* **PROBLEM**: Pull every line containing "Output" from the entries.

* **ENTRIES SHOWN**:
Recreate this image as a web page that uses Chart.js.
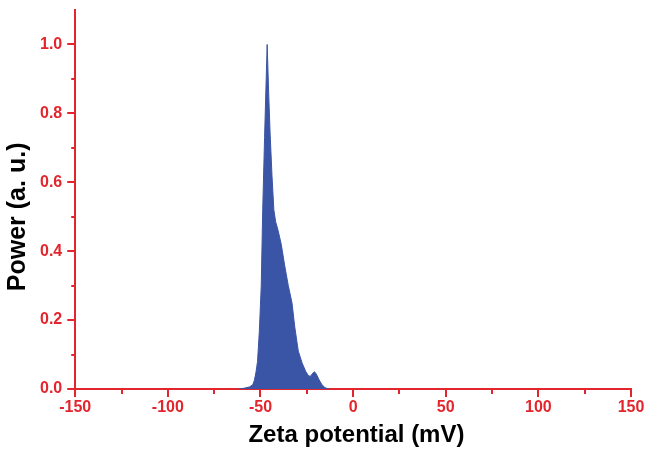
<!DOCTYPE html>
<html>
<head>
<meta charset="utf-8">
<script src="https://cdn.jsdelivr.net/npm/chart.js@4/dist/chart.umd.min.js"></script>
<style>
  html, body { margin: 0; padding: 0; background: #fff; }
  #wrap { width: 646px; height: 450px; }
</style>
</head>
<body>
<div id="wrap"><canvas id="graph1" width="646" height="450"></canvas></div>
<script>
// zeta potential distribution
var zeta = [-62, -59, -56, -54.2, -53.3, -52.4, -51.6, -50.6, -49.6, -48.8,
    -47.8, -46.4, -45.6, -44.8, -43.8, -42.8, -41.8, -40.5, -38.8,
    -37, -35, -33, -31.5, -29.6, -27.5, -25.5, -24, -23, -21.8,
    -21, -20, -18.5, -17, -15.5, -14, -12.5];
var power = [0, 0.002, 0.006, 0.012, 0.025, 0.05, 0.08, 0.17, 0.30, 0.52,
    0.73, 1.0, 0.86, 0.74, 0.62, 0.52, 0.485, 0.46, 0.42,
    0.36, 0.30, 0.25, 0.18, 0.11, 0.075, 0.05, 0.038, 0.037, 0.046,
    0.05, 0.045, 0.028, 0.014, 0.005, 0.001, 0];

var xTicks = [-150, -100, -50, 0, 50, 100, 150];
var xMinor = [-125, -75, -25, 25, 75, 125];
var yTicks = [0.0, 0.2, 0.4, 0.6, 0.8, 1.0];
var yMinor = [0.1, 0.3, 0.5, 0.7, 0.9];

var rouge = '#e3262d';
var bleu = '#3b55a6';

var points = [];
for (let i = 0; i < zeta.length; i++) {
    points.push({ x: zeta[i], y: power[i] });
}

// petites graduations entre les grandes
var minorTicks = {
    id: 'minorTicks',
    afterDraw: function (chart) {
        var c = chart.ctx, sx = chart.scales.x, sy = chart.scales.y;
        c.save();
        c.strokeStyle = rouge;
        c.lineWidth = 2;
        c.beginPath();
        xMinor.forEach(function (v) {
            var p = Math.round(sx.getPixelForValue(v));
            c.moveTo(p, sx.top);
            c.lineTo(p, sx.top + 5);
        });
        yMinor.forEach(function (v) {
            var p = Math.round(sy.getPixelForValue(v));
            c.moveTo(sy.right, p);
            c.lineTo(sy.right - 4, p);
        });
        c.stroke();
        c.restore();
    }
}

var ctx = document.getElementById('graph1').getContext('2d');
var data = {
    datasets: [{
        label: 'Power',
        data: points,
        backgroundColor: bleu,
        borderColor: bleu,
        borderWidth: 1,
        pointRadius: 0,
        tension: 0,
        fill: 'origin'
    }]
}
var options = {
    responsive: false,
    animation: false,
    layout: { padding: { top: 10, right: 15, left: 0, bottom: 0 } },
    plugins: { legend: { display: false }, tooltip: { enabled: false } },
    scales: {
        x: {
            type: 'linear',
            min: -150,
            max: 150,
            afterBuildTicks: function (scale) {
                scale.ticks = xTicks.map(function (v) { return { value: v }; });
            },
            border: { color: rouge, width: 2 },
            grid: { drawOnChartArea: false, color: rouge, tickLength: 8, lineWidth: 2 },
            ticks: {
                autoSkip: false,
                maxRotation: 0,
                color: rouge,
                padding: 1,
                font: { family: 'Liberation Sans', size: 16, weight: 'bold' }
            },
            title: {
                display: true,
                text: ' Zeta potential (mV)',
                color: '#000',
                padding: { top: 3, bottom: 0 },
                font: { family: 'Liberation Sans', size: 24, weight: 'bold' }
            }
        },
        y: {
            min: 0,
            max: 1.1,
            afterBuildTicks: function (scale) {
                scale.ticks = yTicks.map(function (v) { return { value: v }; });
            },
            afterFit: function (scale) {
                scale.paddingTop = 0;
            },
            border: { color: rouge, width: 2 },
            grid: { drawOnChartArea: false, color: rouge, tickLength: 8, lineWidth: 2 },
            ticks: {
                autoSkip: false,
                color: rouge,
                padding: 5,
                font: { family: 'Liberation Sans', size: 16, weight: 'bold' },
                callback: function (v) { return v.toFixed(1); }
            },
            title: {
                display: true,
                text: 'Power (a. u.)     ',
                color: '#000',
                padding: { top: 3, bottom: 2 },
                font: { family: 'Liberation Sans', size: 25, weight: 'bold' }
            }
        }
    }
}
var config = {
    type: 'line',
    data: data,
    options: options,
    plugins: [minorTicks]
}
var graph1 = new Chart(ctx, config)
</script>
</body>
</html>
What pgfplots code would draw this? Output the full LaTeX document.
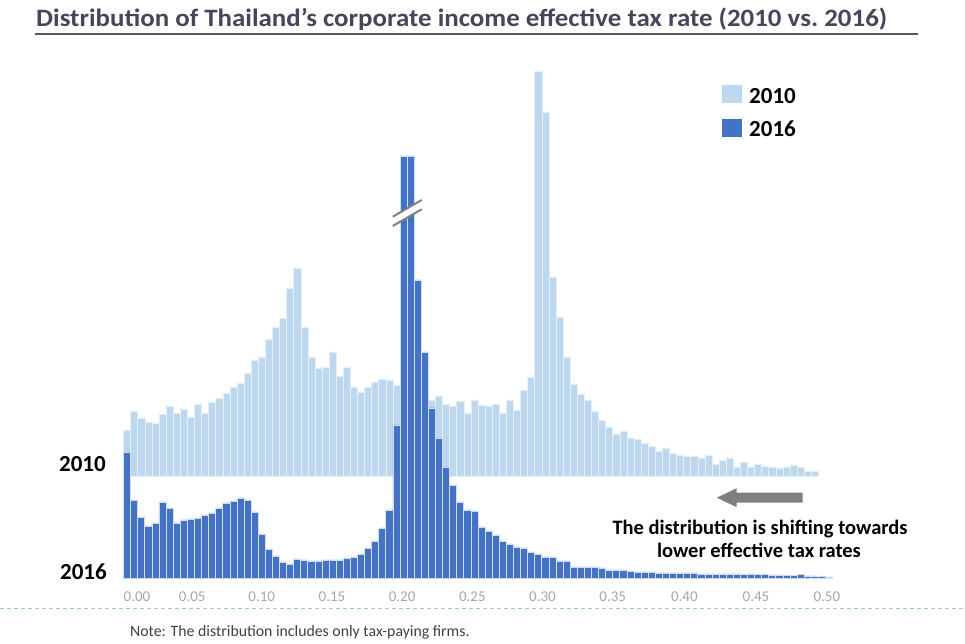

...

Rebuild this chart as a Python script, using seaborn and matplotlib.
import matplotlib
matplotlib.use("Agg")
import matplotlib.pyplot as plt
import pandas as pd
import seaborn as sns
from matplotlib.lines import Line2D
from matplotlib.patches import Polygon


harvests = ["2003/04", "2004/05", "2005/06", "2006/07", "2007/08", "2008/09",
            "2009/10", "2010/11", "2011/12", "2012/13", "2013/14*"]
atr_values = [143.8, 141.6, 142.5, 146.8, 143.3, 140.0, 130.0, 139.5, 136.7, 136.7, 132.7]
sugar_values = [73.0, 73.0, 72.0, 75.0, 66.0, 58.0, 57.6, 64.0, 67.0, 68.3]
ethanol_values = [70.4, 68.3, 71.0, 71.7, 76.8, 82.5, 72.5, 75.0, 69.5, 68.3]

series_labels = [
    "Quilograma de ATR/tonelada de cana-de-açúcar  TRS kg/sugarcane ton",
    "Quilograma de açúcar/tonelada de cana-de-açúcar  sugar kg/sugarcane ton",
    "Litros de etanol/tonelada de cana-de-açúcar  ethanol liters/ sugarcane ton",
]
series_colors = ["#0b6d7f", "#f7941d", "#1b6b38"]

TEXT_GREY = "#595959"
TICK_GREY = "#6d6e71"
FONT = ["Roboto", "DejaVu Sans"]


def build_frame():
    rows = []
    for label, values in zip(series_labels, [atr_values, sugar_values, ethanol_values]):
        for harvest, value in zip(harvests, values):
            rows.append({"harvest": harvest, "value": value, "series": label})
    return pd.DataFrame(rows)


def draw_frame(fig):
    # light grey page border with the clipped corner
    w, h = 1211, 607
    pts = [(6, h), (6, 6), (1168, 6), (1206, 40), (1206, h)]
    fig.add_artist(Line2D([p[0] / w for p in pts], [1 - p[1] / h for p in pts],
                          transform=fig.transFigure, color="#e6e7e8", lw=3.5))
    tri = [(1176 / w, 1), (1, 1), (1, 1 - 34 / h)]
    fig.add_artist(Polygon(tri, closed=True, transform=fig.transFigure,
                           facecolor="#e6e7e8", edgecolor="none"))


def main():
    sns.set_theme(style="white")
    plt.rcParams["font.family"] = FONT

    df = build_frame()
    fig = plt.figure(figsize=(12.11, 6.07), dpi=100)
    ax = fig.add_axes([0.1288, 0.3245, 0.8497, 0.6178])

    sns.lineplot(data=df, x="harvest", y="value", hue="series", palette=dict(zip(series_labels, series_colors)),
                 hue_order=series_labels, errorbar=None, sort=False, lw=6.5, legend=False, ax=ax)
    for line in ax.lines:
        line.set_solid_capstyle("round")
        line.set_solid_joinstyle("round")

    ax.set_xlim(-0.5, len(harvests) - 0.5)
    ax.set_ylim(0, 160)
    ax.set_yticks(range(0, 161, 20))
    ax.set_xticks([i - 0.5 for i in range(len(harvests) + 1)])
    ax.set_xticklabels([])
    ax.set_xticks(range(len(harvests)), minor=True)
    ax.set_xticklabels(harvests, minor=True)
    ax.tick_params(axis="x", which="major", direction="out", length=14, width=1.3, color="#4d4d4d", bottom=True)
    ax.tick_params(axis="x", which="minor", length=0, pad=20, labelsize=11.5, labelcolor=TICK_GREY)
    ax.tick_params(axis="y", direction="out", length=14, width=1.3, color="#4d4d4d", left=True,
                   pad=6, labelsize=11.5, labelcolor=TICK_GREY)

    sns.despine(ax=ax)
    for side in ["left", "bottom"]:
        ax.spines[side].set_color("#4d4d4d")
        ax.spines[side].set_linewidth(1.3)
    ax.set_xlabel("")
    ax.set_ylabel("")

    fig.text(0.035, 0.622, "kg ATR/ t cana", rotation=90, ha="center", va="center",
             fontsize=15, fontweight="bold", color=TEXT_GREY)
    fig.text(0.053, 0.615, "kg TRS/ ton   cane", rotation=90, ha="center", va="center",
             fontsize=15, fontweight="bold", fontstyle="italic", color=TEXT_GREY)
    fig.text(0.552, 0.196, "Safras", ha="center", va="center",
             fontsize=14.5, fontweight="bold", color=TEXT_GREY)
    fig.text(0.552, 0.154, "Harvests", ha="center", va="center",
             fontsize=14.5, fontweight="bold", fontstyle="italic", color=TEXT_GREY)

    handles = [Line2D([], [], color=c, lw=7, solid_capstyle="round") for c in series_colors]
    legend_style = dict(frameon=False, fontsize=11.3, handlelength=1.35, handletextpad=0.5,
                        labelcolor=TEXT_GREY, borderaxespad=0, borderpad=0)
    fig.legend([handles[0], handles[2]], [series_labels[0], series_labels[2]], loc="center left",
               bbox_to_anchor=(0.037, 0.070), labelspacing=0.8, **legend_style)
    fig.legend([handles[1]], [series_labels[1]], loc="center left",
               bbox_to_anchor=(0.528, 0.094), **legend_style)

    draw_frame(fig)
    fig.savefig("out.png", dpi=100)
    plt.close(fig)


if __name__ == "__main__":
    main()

---

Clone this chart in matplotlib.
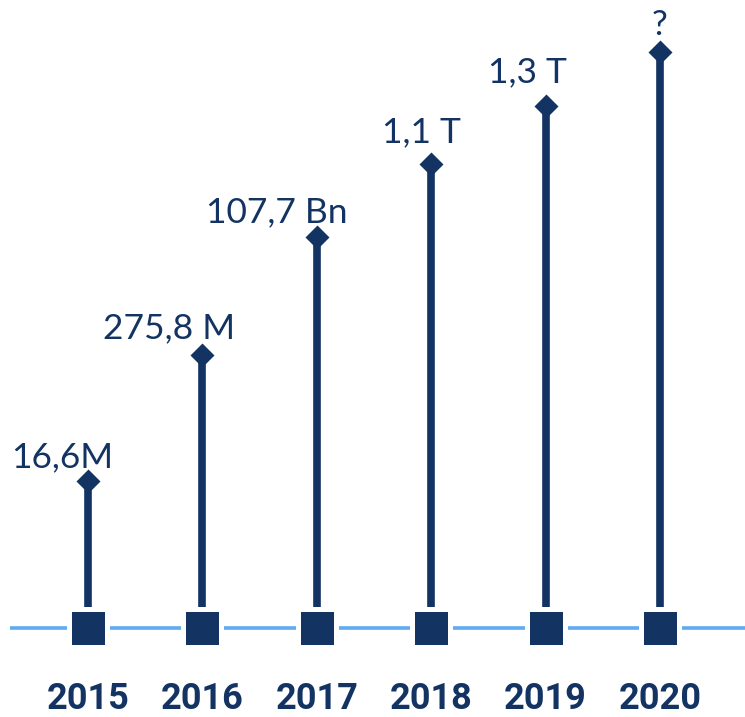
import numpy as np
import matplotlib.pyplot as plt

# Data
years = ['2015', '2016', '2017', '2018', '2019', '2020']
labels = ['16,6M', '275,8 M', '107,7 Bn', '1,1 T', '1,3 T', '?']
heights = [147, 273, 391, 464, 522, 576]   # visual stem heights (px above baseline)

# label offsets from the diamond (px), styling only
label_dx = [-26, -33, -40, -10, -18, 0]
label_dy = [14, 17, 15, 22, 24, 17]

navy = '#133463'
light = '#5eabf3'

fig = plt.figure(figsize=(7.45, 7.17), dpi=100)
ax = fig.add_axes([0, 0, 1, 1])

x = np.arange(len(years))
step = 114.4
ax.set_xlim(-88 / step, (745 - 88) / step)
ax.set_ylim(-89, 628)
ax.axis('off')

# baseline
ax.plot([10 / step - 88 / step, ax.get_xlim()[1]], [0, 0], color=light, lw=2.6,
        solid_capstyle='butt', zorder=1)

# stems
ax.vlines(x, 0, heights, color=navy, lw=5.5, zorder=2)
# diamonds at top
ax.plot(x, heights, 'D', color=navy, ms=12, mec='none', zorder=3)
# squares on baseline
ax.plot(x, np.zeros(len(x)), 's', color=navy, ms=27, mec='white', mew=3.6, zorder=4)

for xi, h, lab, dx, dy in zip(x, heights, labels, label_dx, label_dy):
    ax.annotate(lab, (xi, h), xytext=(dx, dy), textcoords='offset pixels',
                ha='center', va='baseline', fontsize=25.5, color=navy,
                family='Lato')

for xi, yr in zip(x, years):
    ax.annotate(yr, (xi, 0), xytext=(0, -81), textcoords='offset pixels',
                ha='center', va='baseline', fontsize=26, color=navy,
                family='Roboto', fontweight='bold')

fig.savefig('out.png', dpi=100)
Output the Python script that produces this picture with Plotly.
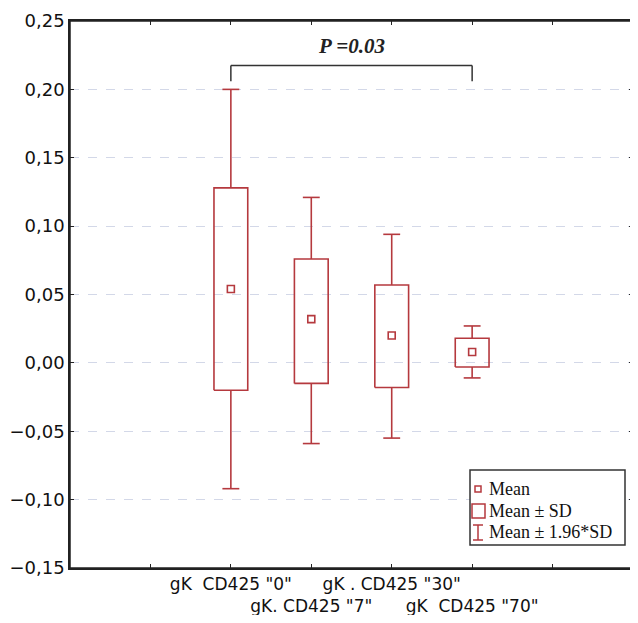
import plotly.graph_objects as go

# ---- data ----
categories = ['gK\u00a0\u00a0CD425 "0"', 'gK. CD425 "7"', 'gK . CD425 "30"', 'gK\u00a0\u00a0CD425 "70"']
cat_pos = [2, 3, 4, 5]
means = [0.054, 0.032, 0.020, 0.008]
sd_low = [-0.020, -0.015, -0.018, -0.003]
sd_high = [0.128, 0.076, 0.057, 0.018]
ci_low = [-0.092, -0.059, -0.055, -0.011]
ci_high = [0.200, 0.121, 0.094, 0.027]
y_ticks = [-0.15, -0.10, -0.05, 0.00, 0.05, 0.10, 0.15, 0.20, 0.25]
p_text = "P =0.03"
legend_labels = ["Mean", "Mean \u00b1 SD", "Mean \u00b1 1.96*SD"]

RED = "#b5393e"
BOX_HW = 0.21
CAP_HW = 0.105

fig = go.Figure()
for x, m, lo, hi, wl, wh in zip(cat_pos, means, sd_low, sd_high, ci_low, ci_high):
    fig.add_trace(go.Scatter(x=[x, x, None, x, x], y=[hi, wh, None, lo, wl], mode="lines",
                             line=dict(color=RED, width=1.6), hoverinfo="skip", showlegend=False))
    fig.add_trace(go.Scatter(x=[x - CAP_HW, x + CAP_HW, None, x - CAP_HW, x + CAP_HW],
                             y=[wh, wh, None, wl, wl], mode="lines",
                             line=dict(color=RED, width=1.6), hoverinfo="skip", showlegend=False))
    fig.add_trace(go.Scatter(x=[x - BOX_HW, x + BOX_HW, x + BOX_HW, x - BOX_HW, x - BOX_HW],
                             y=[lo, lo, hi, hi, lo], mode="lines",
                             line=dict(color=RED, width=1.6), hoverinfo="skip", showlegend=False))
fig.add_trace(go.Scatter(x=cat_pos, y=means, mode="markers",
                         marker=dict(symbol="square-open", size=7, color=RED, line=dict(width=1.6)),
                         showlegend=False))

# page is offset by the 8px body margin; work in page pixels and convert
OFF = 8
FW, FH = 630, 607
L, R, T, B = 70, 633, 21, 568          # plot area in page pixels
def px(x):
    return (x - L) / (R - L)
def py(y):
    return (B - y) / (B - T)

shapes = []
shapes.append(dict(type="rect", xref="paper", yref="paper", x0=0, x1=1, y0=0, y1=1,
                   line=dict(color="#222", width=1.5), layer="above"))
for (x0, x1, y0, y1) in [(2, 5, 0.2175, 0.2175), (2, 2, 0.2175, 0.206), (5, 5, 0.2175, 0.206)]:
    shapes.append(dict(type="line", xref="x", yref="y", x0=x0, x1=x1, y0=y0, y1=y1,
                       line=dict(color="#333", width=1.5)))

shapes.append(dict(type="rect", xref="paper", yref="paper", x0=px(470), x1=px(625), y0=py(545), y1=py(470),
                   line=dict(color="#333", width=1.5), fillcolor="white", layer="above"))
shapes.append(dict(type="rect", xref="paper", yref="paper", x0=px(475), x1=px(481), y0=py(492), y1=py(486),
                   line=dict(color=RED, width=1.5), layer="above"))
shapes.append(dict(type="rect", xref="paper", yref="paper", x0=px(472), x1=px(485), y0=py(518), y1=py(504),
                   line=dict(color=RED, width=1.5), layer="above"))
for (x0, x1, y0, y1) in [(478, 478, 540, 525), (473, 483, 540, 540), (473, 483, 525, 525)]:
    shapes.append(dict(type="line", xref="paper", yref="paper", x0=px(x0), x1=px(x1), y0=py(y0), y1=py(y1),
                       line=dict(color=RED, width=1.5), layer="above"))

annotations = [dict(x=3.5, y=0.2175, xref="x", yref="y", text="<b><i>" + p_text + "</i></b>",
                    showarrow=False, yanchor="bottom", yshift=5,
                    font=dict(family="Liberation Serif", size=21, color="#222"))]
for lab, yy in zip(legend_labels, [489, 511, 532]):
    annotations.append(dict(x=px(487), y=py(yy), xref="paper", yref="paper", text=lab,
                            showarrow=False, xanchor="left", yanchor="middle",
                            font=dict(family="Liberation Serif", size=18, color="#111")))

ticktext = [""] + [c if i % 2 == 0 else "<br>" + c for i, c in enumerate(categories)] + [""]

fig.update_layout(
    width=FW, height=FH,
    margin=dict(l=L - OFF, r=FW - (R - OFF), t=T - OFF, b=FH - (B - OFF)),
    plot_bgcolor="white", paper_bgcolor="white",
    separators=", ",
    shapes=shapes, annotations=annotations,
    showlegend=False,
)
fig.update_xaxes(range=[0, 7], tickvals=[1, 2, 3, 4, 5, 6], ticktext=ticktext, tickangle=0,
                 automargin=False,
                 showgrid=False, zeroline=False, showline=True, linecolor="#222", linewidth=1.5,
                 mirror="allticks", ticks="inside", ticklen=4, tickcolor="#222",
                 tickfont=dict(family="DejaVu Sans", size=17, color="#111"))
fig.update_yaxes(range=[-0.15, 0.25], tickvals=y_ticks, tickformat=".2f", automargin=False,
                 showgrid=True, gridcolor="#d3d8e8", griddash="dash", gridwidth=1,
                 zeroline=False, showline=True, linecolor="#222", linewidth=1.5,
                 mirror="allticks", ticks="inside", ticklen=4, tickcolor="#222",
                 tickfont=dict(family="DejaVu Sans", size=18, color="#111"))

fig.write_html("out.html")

* **SOLUTION FOR THIS TASK**:
What pgfplots code would draw this? Output the full LaTeX document.
Output the Python script that produces this picture with Plotly.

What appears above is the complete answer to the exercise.